Pace argues in the alternative that the claim was properly dismissed as untimely. Pace admits that the trial court's disposition of this issue is "unclear." However, this court may affirm the judgment of the trial court for any reason properly appearing in the record.
The limitations period for the commencement of a negligence action for spoliation of evidence is not otherwise provided for by statute and is, therefore, governed by the five-year limitation period set forth in section 13-205 of the Code (735 ILCS 5/13-205 (West 1994)). Cammon v. West Suburban Hospital Medical Center, 301 Ill. App. 3d 939, 951, 704 N.E.2d 731, 740 (1998). As the damages suffered by the plaintiff in a spoilation case arise from the destruction of evidence, the cause of action may accrue on the date that the evidence is destroyed. See Cammon, 301 Ill. App. 3d at 950-51, 704 N.E.2d at 739-40. However, Pace allows that the "discovery rule" may apply in this case. "The effect of the discovery rule is to postpone the starting of the period of limitations until the injured party knows or should have known of his injury." Knox College v. Celotex Corp., 88 Ill. 2d 407, 414, 430 N.E.2d 976, 979 (1981).
Pace argues that the discovery rule does not apply when an injured party has a reasonable period of time remaining in the limitations period, as measured from the time of the breach or act causing injury, within which to file a complaint (the "reasonable time" rule). Pace relies on Clark v. Western Union Telegraph Co., 141 Ill. App. 3d 174, 490 N.E.2d 26 (1986), and Dolce v. Gamberdino, 60 Ill. App. 3d 124, 376 N.E.2d 273 (1978), which applied a "reasonable time" rule. Our supreme court, however, rejected the "reasonable time" rule in Hermitage Corp. v. Contractors Adjustment Co., 166 Ill. 2d 72, 83-84, 651 N.E.2d 1132, 1138 (1995). Accordingly, this court is precluded from applying it in this case.
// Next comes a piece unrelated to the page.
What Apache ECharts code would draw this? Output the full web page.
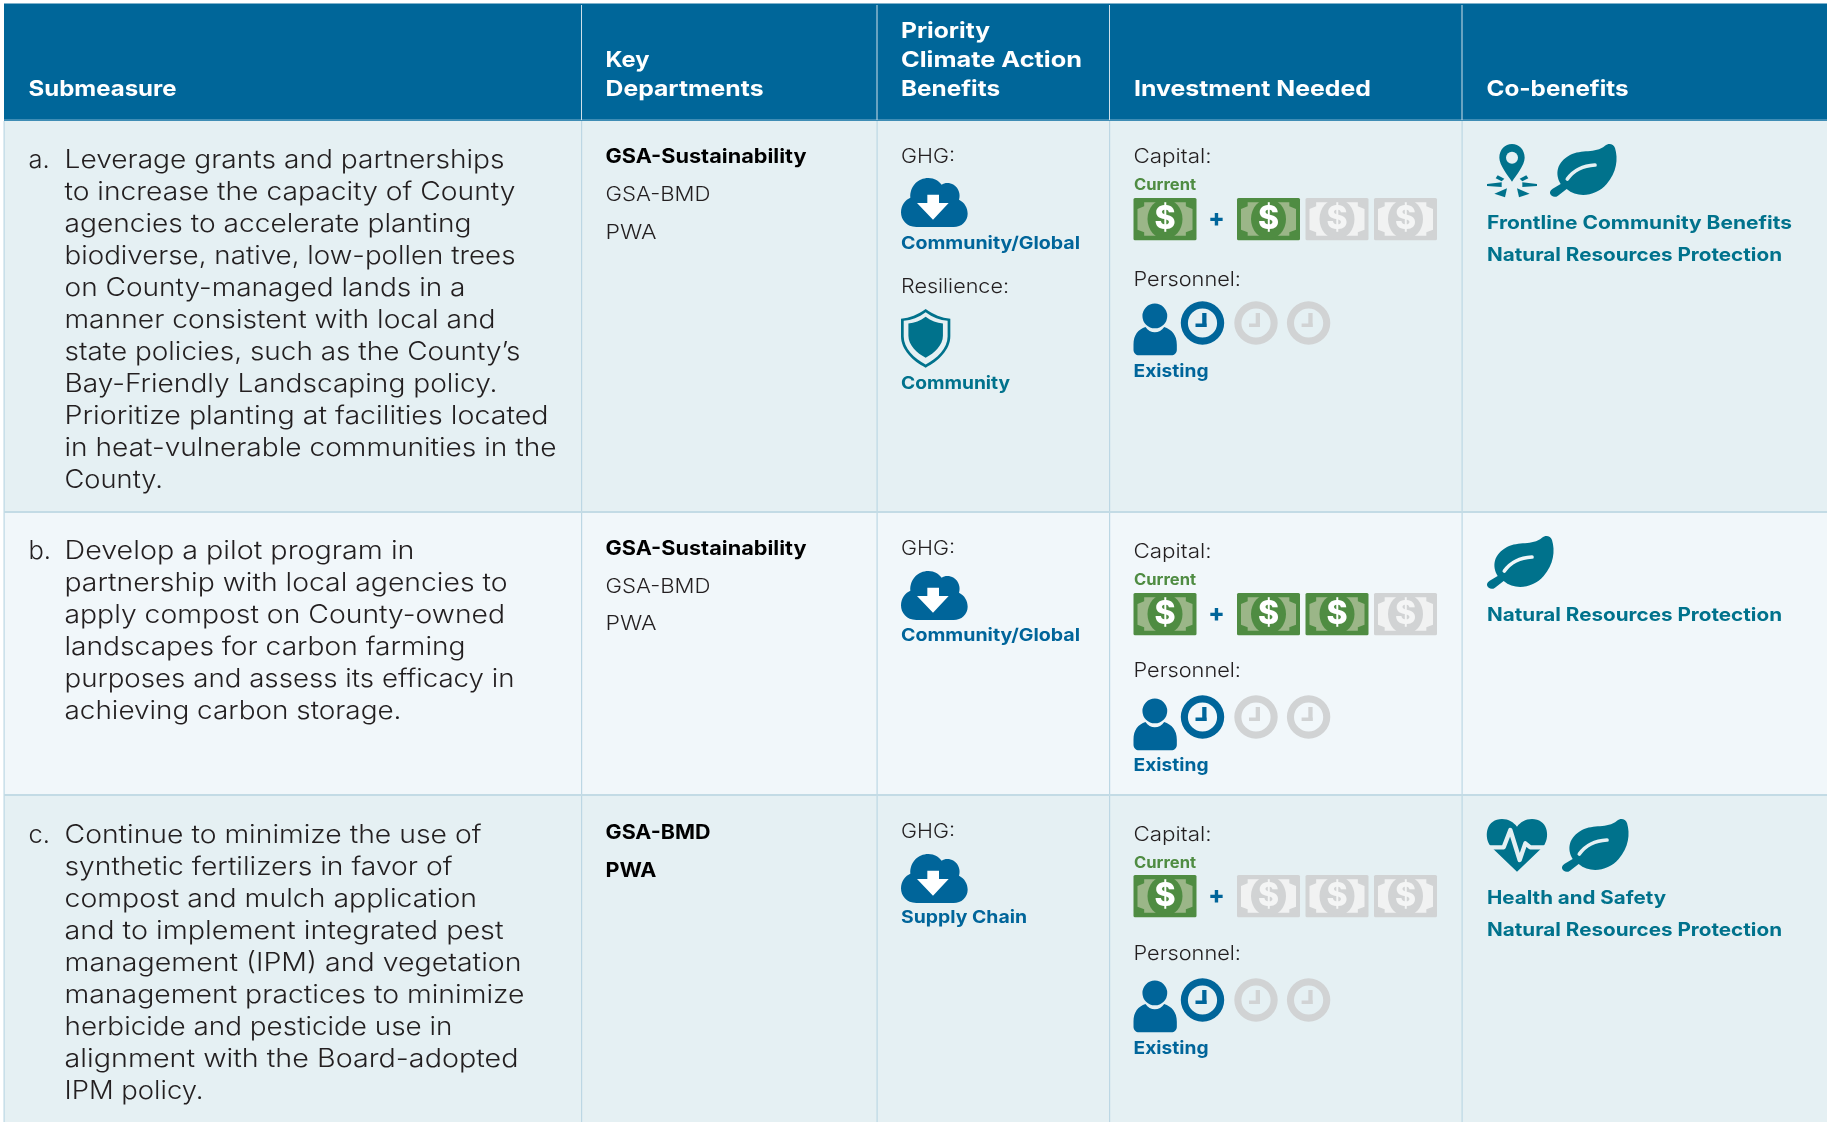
<!DOCTYPE html>
<html><head><meta charset="utf-8">
<style>html,body{margin:0;padding:0;background:#fff}#c{width:1827px;height:1122px}</style>
<script src="https://cdn.jsdelivr.net/npm/echarts@6/dist/echarts.min.js"></script>
</head><body><div id="c"></div>
<script>
// ---------- content ----------
var columnHeaders = [['Submeasure'], ['Key', 'Departments'], ['Priority', 'Climate Action', 'Benefits'], ['Investment Needed'], ['Co-benefits']];
var rowLetters = ['a.', 'b.', 'c.'];
var submeasureLines = [
  ['Leverage grants and partnerships','to increase the capacity of County','agencies to accelerate planting','biodiverse, native, low-pollen trees','on County-managed lands in a','manner consistent with local and','state policies, such as the County\u2019s','Bay-Friendly Landscaping policy.','Prioritize planting at facilities located','in heat-vulnerable communities in the','County.'],
  ['Develop a pilot program in','partnership with local agencies to','apply compost on County-owned','landscapes for carbon farming','purposes and assess its efficacy in','achieving carbon storage.'],
  ['Continue to minimize the use of','synthetic fertilizers in favor of','compost and mulch application','and to implement integrated pest','management (IPM) and vegetation','management practices to minimize','herbicide and pesticide use in','alignment with the Board-adopted','IPM policy.']
];
var departments = [['GSA-Sustainability','GSA-BMD','PWA'], ['GSA-Sustainability','GSA-BMD','PWA'], ['GSA-BMD','PWA']];
var leadDepartments = [1, 1, 2];
var ghgScope = ['Community/Global', 'Community/Global', 'Supply Chain'];
var resilienceScope = ['Community', null, null];
var capitalFilled = [1, 2, 0];
var capitalSlots = 3;
var personnelFilled = [1, 1, 1];
var personnelSlots = 3;
var capitalNote = 'Current';
var personnelNote = 'Existing';
var coBenefits = [['Frontline Community Benefits','Natural Resources Protection'], ['Natural Resources Protection'], ['Health and Safety','Natural Resources Protection']];
var coBenefitIcons = [['pin','leaf'], ['leaf'], ['heart','leaf']];

// ---------- layout ----------
var colX = [4, 581.5, 877, 1109.5, 1462, 1827];
var rowY = [120, 512, 795, 1122];
var rowFill = ['#e5f0f3', '#f1f7fa', '#e5f0f3'];
var textY0 = [167, 558.5, 842];
var lineEnds = [
  [505,516,472,516,466,496,521,498,549,557,163.5],
  [415,508,505.6,466,515,402],
  [482,453,477.5,504,522,525,453,519,204]
];
var deptY = [[163,201,239],[555,592.5,630],[839,876.5]];
var ghgY = [163, 555, 838];
var cloudY = [178, 571, 854];
var scopeY = [248.5, 641, 923];
var capY = [163, 558, 841];
var currentY = [190, 585, 868];
var billY = [198, 593, 875];
var persLabelY = [286, 677, 960];
var personY = [304, 699, 981];
var clockY = [323, 717, 1000];
var existingY = [377, 771, 1054];
var iconY = [144, 536, 819];
var cobenY = [[229,261],[621],[904,936]];
var headerBaseline = 96;
var billX = [1237, 1305.5, 1374];
var clockX = [1202.5, 1256, 1308.6];
var textWidths = {
  'Submeasure':148, 'Key':44, 'Departments':158, 'Priority':89, 'Climate Action':181, 'Benefits':99, 'Investment Needed':237, 'Co-benefits':142,
  'Frontline Community Benefits':305, 'Natural Resources Protection':295, 'Health and Safety':179, 'Supply Chain':126, 'Community':109, 'Community/Global':179,
  'Resilience:':108, 'GHG:':54, 'Capital:':78, 'Personnel:':107.5, 'PWA':51, 'GSA-BMD':105, 'GSA-Sustainability':201, 'Current':62, 'Existing':75
};

var BLUE = '#00659a', TEAL = '#00728c', GREEN = '#4f8c42', GRAY = '#d1d3d4', INK = '#231f20';
var FAM = 'Inter, "Noto Sans", sans-serif';
var cv = document.createElement('canvas').getContext('2d');
function mk(weight, size, color) {
  return {font: weight + ' ' + size + 'px ' + FAM, size: size, color: color};
}
var S = {
  head: mk(700, 22, '#ffffff'),
  main: mk(300, 25.5, INK),
  deptB: mk(700, 20, '#000000'),
  dept: mk(300, 20, INK),
  label: mk(300, 20, INK),
  blue: mk(700, 17.5, BLUE),
  teal: mk(700, 17.5, TEAL),
  co: mk(700, 18.5, TEAL),
  cur: mk(700, 15.5, GREEN),
  exist: mk(700, 18, BLUE)
};
function T(str, x, base, st, w) {
  cv.font = st.font;
  var target = w || textWidths[str];
  var sx = target ? target / cv.measureText(str).width : 1;
  return {type: 'text', x: x, y: base - st.size * 0.28, scaleX: sx, silent: true,
    style: {text: str, fill: st.color, font: st.font, align: 'left', textAlign: 'left', verticalAlign: 'middle', textVerticalAlign: 'middle'}};
}
function R(x, y, w, h, fill, r) {
  return {type: 'rect', shape: {x: x, y: y, width: w, height: h, r: r || 0}, style: {fill: fill}, silent: true};
}
function P(d, ox, oy, s, style, sy) {
  return {type: 'path', shape: {pathData: d}, x: ox, y: oy, scaleX: s, scaleY: sy || s, style: style, silent: true};
}
var D_CLOUD = 'M110 262C80 262 64 240 64 218C64 195 78 180 92 174C90 140 115 115 146 115C165 115 178 125 186 135C195 128 210 128 222 135C238 145 243 165 238 180C255 188 264 205 264 222C264 245 245 262 222 262Z';
var D_ARROW = 'M143 165L178 165L178 190L207 190L160 240L112 190L143 190Z';
var D_SHIELD = 'M74 0C51 17 26 27 0 29L0 82C0 122 36 157 74 176C112 157 148 122 148 82L148 29C122 27 97 17 74 0Z';
var D_LEAF = 'M32 120C14 90 20 55 60 33C95 14 135 30 165 5C175 -3 190 -2 195 12C205 45 200 85 170 120C140 155 85 165 50 135L24 155C15 162 3 158 0 148C-1 142 3 138 8 134Z';
var D_VEIN = 'M52 105C70 80 95 65 135 63';
var D_PIN = 'M93 27C72 27 55 44 55 68C55 90 80 120 93 140C106 120 131 90 131 68C131 44 114 27 93 27Z';
var D_RAYS = ['M70 131L50 121L44 130L62 139Z','M18 147L62 142L62 156L18 153Z','M40 176L78 160L72 187Z','M146 176L108 160L114 187Z','M168 147L124 142L124 156L168 153Z','M116 131L136 121L142 130L124 139Z'];
var D_HEART = 'M110 185L42 120L28 105C10 75 20 27 65 27C85 27 100 37 110 50C120 37 135 27 155 27C200 27 210 75 192 105L178 120Z';
var D_EKG = 'M14 112L70 112L90 60L118 150L135 100L150 112L206 112';
var D_BODY = 'M26 165L26 150C26 120 40 105 62 97C75 118 105 118 118 97C140 105 156 120 156 150L156 165C156 175 148 182 140 182L42 182C34 182 26 175 26 165Z';
var D_PALE = 'M58 38L183 38L183 50L203 58L203 120L183 128L183 138L58 138L58 128L38 120L38 58L58 50Z';

function bill(x, y, on) {
  var main = on ? GREEN : GRAY, pale = on ? '#9bb688' : '#f1f2f2', $c = on ? '#ffffff' : '#f4f5f5';
  var ox = x - 26 / 3, oy = y - 25 / 3;
  return [
    R(x, y, 63, 42.3, main, 1.5),
    P(D_PALE, ox, oy, 1 / 3, {fill: pale}),
    {type: 'ellipse', shape: {cx: x + 31.5, cy: y + 21, rx: 17.5, ry: 20}, style: {fill: main}, silent: true},
    {type: 'text', x: x + 31.5, y: y + 21.5, silent: true, style: {text: '$', fill: $c, font: '800 32px ' + FAM, align: 'center', textAlign: 'center', verticalAlign: 'middle', textVerticalAlign: 'middle'}}
  ];
}
function clock(cx, cy, on) {
  var c = on ? BLUE : GRAY;
  return [
    {type: 'ring', shape: {cx: cx, cy: cy, r: 21.7, r0: 14.6}, style: {fill: c}, silent: true},
    R(cx - 0.3, cy - 10, 4.3, 14, c),
    R(cx - 7, cy + 0.5, 11, 3.5, c)
  ];
}
function leaf(x, y, bg) {
  return [P(D_LEAF, x, y, 1 / 3, {fill: TEAL}),
    P(D_VEIN, x, y, 1 / 3, {fill: 'none', stroke: bg, lineWidth: 11, lineCap: 'round'})];
}
function pin(x, y, bg) {
  var ox = x - 18 / 3, oy = y - 27 / 3, ch = [P(D_PIN, ox, oy, 1 / 3, {fill: TEAL}),
    {type: 'circle', shape: {cx: ox + 31, cy: oy + 22.7, r: 6}, style: {fill: bg}, silent: true}];
  D_RAYS.forEach(function (d) { ch.push(P(d, ox, oy, 1 / 3, {fill: TEAL})); });
  return ch;
}
function heart(x, y, bg) {
  var ox = x - 20 / 3, oy = y - 27 / 3;
  return [P(D_HEART, ox, oy, 1 / 3, {fill: TEAL}),
    P(D_EKG, ox, oy, 1 / 3, {fill: 'none', stroke: bg, lineWidth: 13, lineJoin: 'round'})];
}
var ICONS = {pin: pin, leaf: leaf, heart: heart};
var ICON_W = {pin: 63, leaf: 0, heart: 75};

function renderRow(params) {
  var i = params.dataIndex, ch = [], bg = rowFill[i];
  ch.push(R(colX[0], rowY[i], 1827 - colX[0], rowY[i + 1] - rowY[i], bg));
  // submeasure
  ch.push(T(rowLetters[i], 28.5, textY0[i], S.main));
  submeasureLines[i].forEach(function (l, k) { ch.push(T(l, 64.5, textY0[i] + 32 * k, S.main, lineEnds[i][k] - 65)); });
  // departments
  departments[i].forEach(function (d, k) { ch.push(T(d, 605.5, deptY[i][k], k < leadDepartments[i] ? S.deptB : S.dept)); });
  // GHG
  ch.push(T('GHG:', 901, ghgY[i], S.label));
  var cy = cloudY[i] - 115 / 3, cx = 901 - 64 / 3;
  ch.push(P(D_CLOUD, cx, cy, 1 / 3, {fill: BLUE}), P(D_ARROW, cx, cy, 1 / 3, {fill: '#ffffff'}));
  ch.push(T(ghgScope[i], 901, scopeY[i], S.blue));
  if (resilienceScope[i]) {
    ch.push(T('Resilience:', 901, 293, S.label));
    ch.push(P(D_SHIELD, 901, 309, 1 / 3, {fill: TEAL}));
    ch.push(P(D_SHIELD, 901 + 74 / 3 * 0.11, 309 + 88 / 3 * 0.11, 0.89 / 3, {fill: bg}));
    ch.push(P(D_SHIELD, 901 + 74 / 3 * 0.3, 309 + 88 / 3 * 0.26, 0.7 / 3, {fill: TEAL}));
    ch.push(T(resilienceScope[i], 901, 389, S.teal));
  }
  // capital
  ch.push(T('Capital:', 1133.5, capY[i], S.label));
  ch.push(T(capitalNote, 1134, currentY[i], S.cur));
  ch = ch.concat(bill(1133.5, billY[i], true));
  ch.push({type: 'text', x: 1216.5, y: billY[i] + 21, silent: true, style: {text: '+', fill: BLUE, font: '800 24px ' + FAM, align: 'center', textAlign: 'center', verticalAlign: 'middle', textVerticalAlign: 'middle'}});
  for (var b = 0; b < capitalSlots; b++) ch = ch.concat(bill(billX[b], billY[i], b < capitalFilled[i]));
  // personnel
  ch.push(T('Personnel:', 1133.5, persLabelY[i], S.label));
  var px = 1133.5 - 26 / 3, py = personY[i] - 28 / 3;
  ch.push({type: 'circle', shape: {cx: px + 30, cy: py + 21.3, r: 12.4}, style: {fill: BLUE}, silent: true});
  ch.push(P(D_BODY, px, py, 1 / 3, {fill: BLUE}));
  for (var c = 0; c < personnelSlots; c++) ch = ch.concat(clock(clockX[c], clockY[i], c < personnelFilled[i]));
  ch.push(T(personnelNote, 1133.5, existingY[i], S.exist));
  // co-benefits
  var ix = 1487;
  coBenefitIcons[i].forEach(function (n) { ch = ch.concat(ICONS[n](ix, iconY[i], bg)); ix += ICON_W[n]; });
  coBenefits[i].forEach(function (t, k) { ch.push(T(t, 1487, cobenY[i][k], S.co)); });
  return {type: 'group', children: ch};
}
function renderFrame() {
  var ch = [R(4, 3.5, 1823, 116.5, '#006699'), R(4, 119, 1823, 2, '#3f8db5')];
  columnHeaders.forEach(function (lines, c) {
    var x = [28.5, 605.5, 901, 1134, 1486.5][c];
    lines.forEach(function (l, k) { ch.push(T(l, x, headerBaseline - 29 * (lines.length - 1 - k), S.head)); });
  });
  [581.5, 877, 1109.5, 1462].forEach(function (x) {
    ch.push(R(x - 0.5, 5, 1, 115, '#cfe0ea'));
    ch.push(R(x - 0.5, 121, 1.2, 1001, '#bcd7e4'));
  });
  ch.push(R(3.5, 121, 1.2, 1001, '#bcd7e4'));
  ch.push(R(4, 511, 1823, 2, '#c3dbe5'), R(4, 794, 1823, 2, '#c3dbe5'));
  return {type: 'group', children: ch};
}
var chart = echarts.init(document.getElementById('c'), null, {renderer: 'canvas', width: 1827, height: 1122});
chart.setOption({
  animation: false,
  backgroundColor: '#ffffff',
  series: [
    {type: 'custom', coordinateSystem: 'none', silent: true, z: 1, renderItem: renderRow, data: rowLetters.map(function (l, i) { return [i]; })},
    {type: 'custom', coordinateSystem: 'none', silent: true, z: 2, renderItem: renderFrame, data: [[0]]}
  ]
});
</script></body></html>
In this case, Pace discarded the seat at issue on October 18, 1990. The earliest date upon which plaintiff should have known that Pace had discarded the seat was in April 1995, when a third-party complaint against Pace alleged spoilation of evidence. Applying the discovery rule, plaintiff had until April 2000 to file his spoilation claim against Pace. Plaintiff filed his spoilation claim on October 25, 1995. Thus, plaintiff's spoilation claim was timely filed.
For all of the aforementioned reasons, the judgment of the circuit court of Cook County is reversed and remanded for further proceedings.
Reversed and remanded.
GREIMAN and QUINN, JJ., concur.
1. Pace also discusses Pinkerman v. Eagle Food Stores, Inc., 98 Ill. App. 2d 165, 240 N.E.2d 130 (1968) (abstract of op.), even calling it "particularly enlightening." The improper citation of abstract opinions and Rule 23 (166 Ill. 2d R. 23) orders as precedent consistently has been condemned by courts of review. Cochran v. Great Atlantic & Pacific Tea Co., 203 Ill. App. 3d 935, 937, 561 N.E.2d 229, 230 (1990). A judicial opinion must be read as applicable only to the facts involved and is authority only for what is actually decided. E.g., Bergin v. Board of Trustees of the Teachers' Retirement System, 31 Ill. 2d 566, 574, 202 N.E.2d 489, 494 (1964). Accordingly, an abstract cannot be relied upon as precedent.